そして今回、待望の第二弾『1人でできる子になる「テキトー母さん」流 子育てのコツ』の発売を記念して、著者であり、30年間に及ぶ教育現場での経験をもとに講演家として活動中の立石美津子さんに、あらためて「テキトー母さん」流の子育てのポイントや、子育て中のお母さんへのメッセージをお聞きしました。(聞き手:日本実業出版社)
お母さんはもっと「テキトー」になっていい!?
――前作を知らない方のために、「テキトー母さん」とはどういったお母さんのことなのか、あらためて教えていただけますか?
「テキトー」という言葉を辞書で調べてみると「いいかげん」「なげやり」と、「ほどよい」「適度な」という2つの意味があります。この本で使っている「テキトー」の意味は後者です。
具体的に言うと、テキトー母さんとは、3つのことを満たしている人だと思っています。
1つ目が「期待しない」。子どもの成長や能力に対して期待しすぎてハードルを上げると、子どもも親もしんどいです。
2つ目が「よその子や兄弟と比べない」。よその子どもと比較するのではなく、子ども自身の昔と今の成長を比較する。
最後が「あるがままを受け入れる」。いい子でなくても、わがままを言っても、子どものあるがままを受け入れる。世界中を敵に回しても子どもの味方になれるということです。
子どもに過度な期待をせず、よその子や兄弟と比べず、あるがままを受け入れる。そして“ほどよい加減”の子育てをしているのが、「テキトー母さん」です。
――前作『1人でできる子が育つ「テキトー母さん」のすすめ』は多くのお母さんから支持されましたが、なぜだと思われますか?
実は、私自身が徹底的な過保護・過干渉の完璧主義な母親に育てられ、母がいないと何もできない子どもで、自分に自信がもてず苦しみました。
完璧主義なお母さんというのは、3ヶ月になったら絶対に首が座らなくてはいけない、1歳になったら1人で立てるようにならなければいけない……と育児本の平均値というのを常に気にしています。そして、子どもの発達が平均から遅れていると、「どうして○○ちゃんはできるのに、あなたは……」と、子どもを叱るばかりです。
その結果、子どもは自信を失い、常に人と比べるばかりで満たされることのない大人になってしまいます。もし、子育てに成功と失敗があるとしたら、他人を妬むことなく「自分自身の人生を楽しんで生きる」大人に育つことが成功だと言えるのではないでしょうか。

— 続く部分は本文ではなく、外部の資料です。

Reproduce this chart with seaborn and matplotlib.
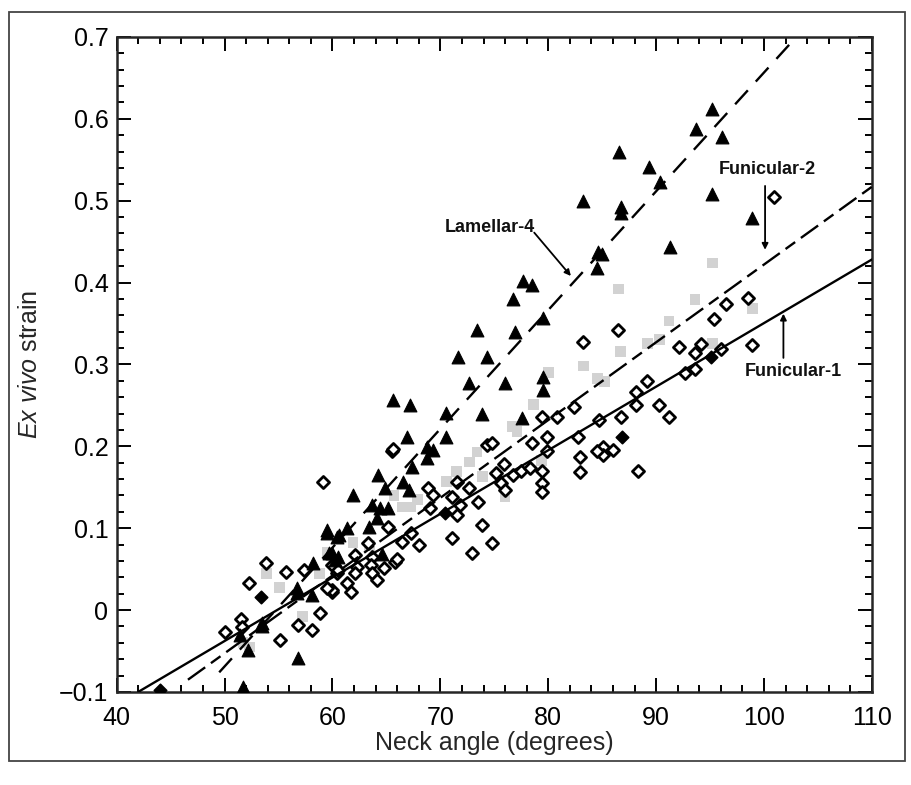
import numpy as np
import pandas as pd
import matplotlib
matplotlib.use("Agg")
import matplotlib.pyplot as plt
import seaborn as sns

# -------------------------------
# Data
# -------------------------------
# Lamellar-4 (black triangles)
lam_x = [95.2, 93.7, 96.1, 89.3, 90.4, 95.2, 98.9, 91.3, 86.7, 86.7, 86.6, 83.2,
         84.6, 85.0, 84.5, 77.7, 78.5, 76.7, 79.5, 73.4, 76.9, 71.6, 74.3, 72.7,
         76.0, 79.5, 79.5, 65.6, 67.2, 70.5, 73.9, 77.6, 66.9, 70.5, 68.8, 69.3,
         68.8, 67.4, 64.2, 66.5, 67.1, 64.9, 61.9, 63.7, 64.4, 65.1, 64.1, 63.4,
         60.6, 61.3, 59.5, 59.5, 60.4, 59.7, 58.2, 60.0, 60.2, 56.7, 56.7, 58.1,
         53.5, 53.5, 51.4, 52.2, 56.8, 51.7, 60.5, 64.6]
lam_y = [0.612, 0.588, 0.578, 0.541, 0.523, 0.508, 0.479, 0.444, 0.492, 0.485, 0.560, 0.500,
         0.437, 0.435, 0.418, 0.402, 0.397, 0.380, 0.357, 0.342, 0.340, 0.309, 0.309, 0.277,
         0.277, 0.285, 0.269, 0.256, 0.251, 0.241, 0.239, 0.235, 0.211, 0.211, 0.199, 0.196,
         0.186, 0.175, 0.165, 0.157, 0.147, 0.149, 0.141, 0.128, 0.125, 0.125, 0.113, 0.101,
         0.092, 0.100, 0.098, 0.094, 0.089, 0.070, 0.058, 0.070, 0.061, 0.027, 0.021, 0.019,
         -0.016, -0.020, -0.030, -0.049, -0.058, -0.094, 0.065, 0.068]

# Funicular-2 (grey squares)
fun2_x = [95.2, 86.5, 93.6, 91.2, 98.9, 89.2, 90.3, 86.7, 95.2, 85.2, 84.6, 83.3,
          80.0, 78.6, 76.7, 77.1, 79.4, 76.0, 73.9, 73.4, 72.7, 71.5, 70.6, 65.7,
          66.5, 67.2, 67.9, 61.9, 63.4, 59.5, 53.9, 55.1, 51.7, 52.3, 58.8, 57.2]
fun2_y = [0.424, 0.392, 0.379, 0.353, 0.368, 0.326, 0.330, 0.316, 0.326, 0.279, 0.283, 0.298,
          0.290, 0.251, 0.224, 0.218, 0.183, 0.138, 0.163, 0.193, 0.181, 0.169, 0.157, 0.140,
          0.126, 0.126, 0.135, 0.083, 0.079, 0.071, 0.045, 0.028, -0.040, -0.045, 0.045, -0.008]

# Funicular-1 (open diamonds)
fun1_x = [100.9, 98.5, 96.5, 95.4, 86.5, 98.9, 92.1, 94.2, 93.6, 96.0, 92.7, 93.6,
          89.2, 88.1, 88.1, 86.7, 90.3, 91.2, 85.1, 86.0, 85.1, 88.3, 83.2, 82.4,
          84.7, 80.8, 79.4, 79.9, 82.8, 78.5, 74.3, 74.8, 79.9, 75.9, 82.9, 84.5,
          82.9, 75.2, 76.7, 77.5, 78.3, 79.4, 79.4, 79.4, 75.6, 76.0, 73.5, 65.5,
          68.9, 69.3, 71.5, 72.7, 71.1, 71.8, 71.5, 69.0, 73.9, 71.1, 72.9, 65.1,
          63.3, 66.4, 67.3, 68.0, 65.8, 63.7, 63.6, 63.7, 64.8, 64.1, 62.1, 62.3,
          60.0, 60.4, 61.3, 61.7, 60.0, 62.1, 59.1, 65.6, 74.8, 66.0, 53.8, 55.7,
          57.4, 52.3, 58.8, 58.1, 56.8, 55.1, 51.5, 51.6, 50.0, 60.0, 59.5, 60.5]
fun1_y = [0.505, 0.381, 0.374, 0.356, 0.342, 0.324, 0.321, 0.325, 0.314, 0.319, 0.290, 0.294,
          0.280, 0.266, 0.250, 0.236, 0.250, 0.236, 0.199, 0.196, 0.189, 0.170, 0.328, 0.248,
          0.232, 0.236, 0.236, 0.211, 0.211, 0.204, 0.202, 0.204, 0.194, 0.178, 0.187, 0.194,
          0.169, 0.168, 0.165, 0.170, 0.174, 0.170, 0.155, 0.144, 0.155, 0.147, 0.132, 0.194,
          0.149, 0.141, 0.157, 0.149, 0.138, 0.128, 0.116, 0.125, 0.104, 0.088, 0.070, 0.102,
          0.082, 0.083, 0.094, 0.080, 0.059, 0.065, 0.055, 0.045, 0.051, 0.037, 0.067, 0.053,
          0.055, 0.045, 0.033, 0.022, 0.022, 0.045, 0.156, 0.197, 0.082, 0.062, 0.058, 0.047,
          0.049, 0.033, -0.003, -0.024, -0.018, -0.036, -0.011, -0.021, -0.027, 0.025, 0.027, 0.049]

# overlapping points that print as solid diamonds
solid_x = [44.0, 53.4, 86.8, 95.1, 70.4]
solid_y = [-0.098, 0.016, 0.211, 0.309, 0.119]

# regression lines: (intercept, slope, x start, x end)
fit_fun1 = (-0.426, 0.007765, 42.0, 110.0)
fit_fun2 = (-0.5275, 0.009495, 46.6, 110.0)
fit_lam4 = (-0.794, 0.014505, 49.5, 103.0)

x_ticks = [40, 50, 60, 70, 80, 90, 100, 110]
y_ticks = [-0.1, 0, 0.1, 0.2, 0.3, 0.4, 0.5, 0.6, 0.7]
y_ticklabels = ["\u22120.1", "0", "0.1", "0.2", "0.3", "0.4", "0.5", "0.6", "0.7"]

# -------------------------------
# Style
# -------------------------------
sns.set_style("ticks")
fonts = ["Liberation Sans", "DejaVu Sans"]
plt.rcParams["font.family"] = fonts
plt.rcParams["mathtext.fontset"] = "custom"
plt.rcParams["mathtext.it"] = "Liberation Sans:italic"
plt.rcParams["mathtext.rm"] = "Liberation Sans"

fig = plt.figure(figsize=(9.12, 7.85), dpi=100)
ax = fig.add_axes([0.128, 0.1185, 0.828, 0.8345])

# -------------------------------
# Points
# -------------------------------
df_f2 = pd.DataFrame({"x": fun2_x, "y": fun2_y})
df_f1 = pd.DataFrame({"x": fun1_x, "y": fun1_y})
df_l4 = pd.DataFrame({"x": lam_x, "y": lam_y})
df_solid = pd.DataFrame({"x": solid_x, "y": solid_y})

sns.scatterplot(data=df_f2, x="x", y="y", ax=ax, marker="s", s=60,
                color="#d2d2d2", edgecolor="none", zorder=2)
sns.scatterplot(data=df_f1, x="x", y="y", ax=ax, marker="D", s=38,
                facecolor="white", edgecolor="black", linewidth=2.0, zorder=3)
sns.scatterplot(data=df_solid, x="x", y="y", ax=ax, marker="D", s=40,
                color="black", edgecolor="black", linewidth=1.2, zorder=3)
sns.scatterplot(data=df_l4, x="x", y="y", ax=ax, marker="^", s=85,
                color="black", edgecolor="black", linewidth=0.8, zorder=4)

# -------------------------------
# Fit lines
# -------------------------------
for (a, b, x0, x1), dash in [(fit_fun1, None), (fit_fun2, (9, 3, 5, 3)), (fit_lam4, (8, 5))]:
    xs = np.array([x0, x1])
    line, = ax.plot(xs, a + b * xs, color="black", lw=1.7, zorder=5)
    if dash is not None:
        line.set_dashes(dash)

# -------------------------------
# Annotations
# -------------------------------
ann = dict(fontsize=13, fontweight="bold", family=fonts, color="#111111",
           ha="center", va="center")
arrow = dict(arrowstyle="-|>", lw=1.3, color="black", mutation_scale=9, shrinkA=0, shrinkB=0)
ax.text(74.6, 0.467, "Lamellar-4", **ann)
ax.annotate("", xy=(82.1, 0.408), xytext=(78.7, 0.461), arrowprops=arrow)
ax.text(100.3, 0.538, "Funicular-2", **ann)
ax.annotate("", xy=(100.1, 0.440), xytext=(100.1, 0.518), arrowprops=arrow)
ax.text(102.7, 0.291, "Funicular-1", **ann)
ax.annotate("", xy=(101.8, 0.362), xytext=(101.8, 0.308), arrowprops=arrow)

# -------------------------------
# Axes
# -------------------------------
ax.set_xlim(40, 110)
ax.set_ylim(-0.1, 0.7)
ax.set_xticks(x_ticks)
ax.set_yticks(y_ticks)
ax.set_yticklabels(y_ticklabels)
ax.set_xticks(np.arange(40, 111, 2), minor=True)
ax.set_yticks(np.linspace(-0.1, 0.7, 41), minor=True)
ax.tick_params(which="both", direction="in", top=True, right=True, labelsize=18,
               width=1.4, colors="black")
ax.tick_params(which="major", length=10, pad=6)
ax.tick_params(which="minor", length=5)
ax.tick_params(axis="x", which="major", pad=10)
for sp in ax.spines.values():
    sp.set_visible(True)
    sp.set_linewidth(1.8)
ax.set_xlabel("Neck angle (degrees)", fontsize=18, labelpad=1)
ax.set_ylabel(r"$\mathit{Ex\ vivo}$ strain", fontsize=18, labelpad=12)

# outer frame of the printed figure
fig.add_artist(plt.Rectangle((0.0099, 0.030), 0.9821, 0.955, transform=fig.transFigure,
                             fill=False, lw=1.3, ec="#444444"))

plt.savefig("out.png", dpi=100)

「元気で毎日生きているだけで十分」ぐらいが、親も子供もストレスを感じないですよね。だからこそ、“いい子”に育てなきゃと一生懸命なあまり疲れてしまっているお母さんにとって、心がラクになる子育てのアドバイスとして「テキトー母さん」が受け入れられたのかもしれません。
5歳児にして人生に自暴自棄……?
――叱られてばかりだと子どもはどうなってしまうんでしょう。
かつて私が経営していた幼児教室に、A君というとても態度の悪い子がいたのですが、5歳児にして自暴自棄になっているんですよ。落ち着きもないし、勉強もできない、幼稚園を脱走する。だから親は叱ってばかりで、幼稚園でも叱られてばかりいました。
ある日、その子が私の教室に入ってきました。あいかわらず態度が悪いのですけれど、私が怒ってもよけいに頑なになるだけだと思ったので、ささいなことでも褒め続けてみました。
授業前に、「A君、昨日お風呂に入った?」と聞くと、「入った」と言うので、「お風呂入ったんだ、すごいね!先生なんか毎日入らないのに(笑)」「髪もちゃんととかしてるんだ、偉いね」「トイレに行って、手を洗ってきたんだ、立派だね」なんてことを言い続けたら、椅子に座って大人しくできるようになりました。
それは私の授業の時だけだったようですが。褒められて嬉しくなり、もっと褒められたいから、ちゃんとしようとなったのでしょうね。どのようなことでも良いので、良いところを見つけてあげると子どもって変わっていくんです。
怒られてばかりだと、頑張る気もなくしてしまいます。叱ってやる気がでる子はいないです。一見すると困った行動も、見方を変えてみると、子どもが成長するにつれて長所になる可能性があります。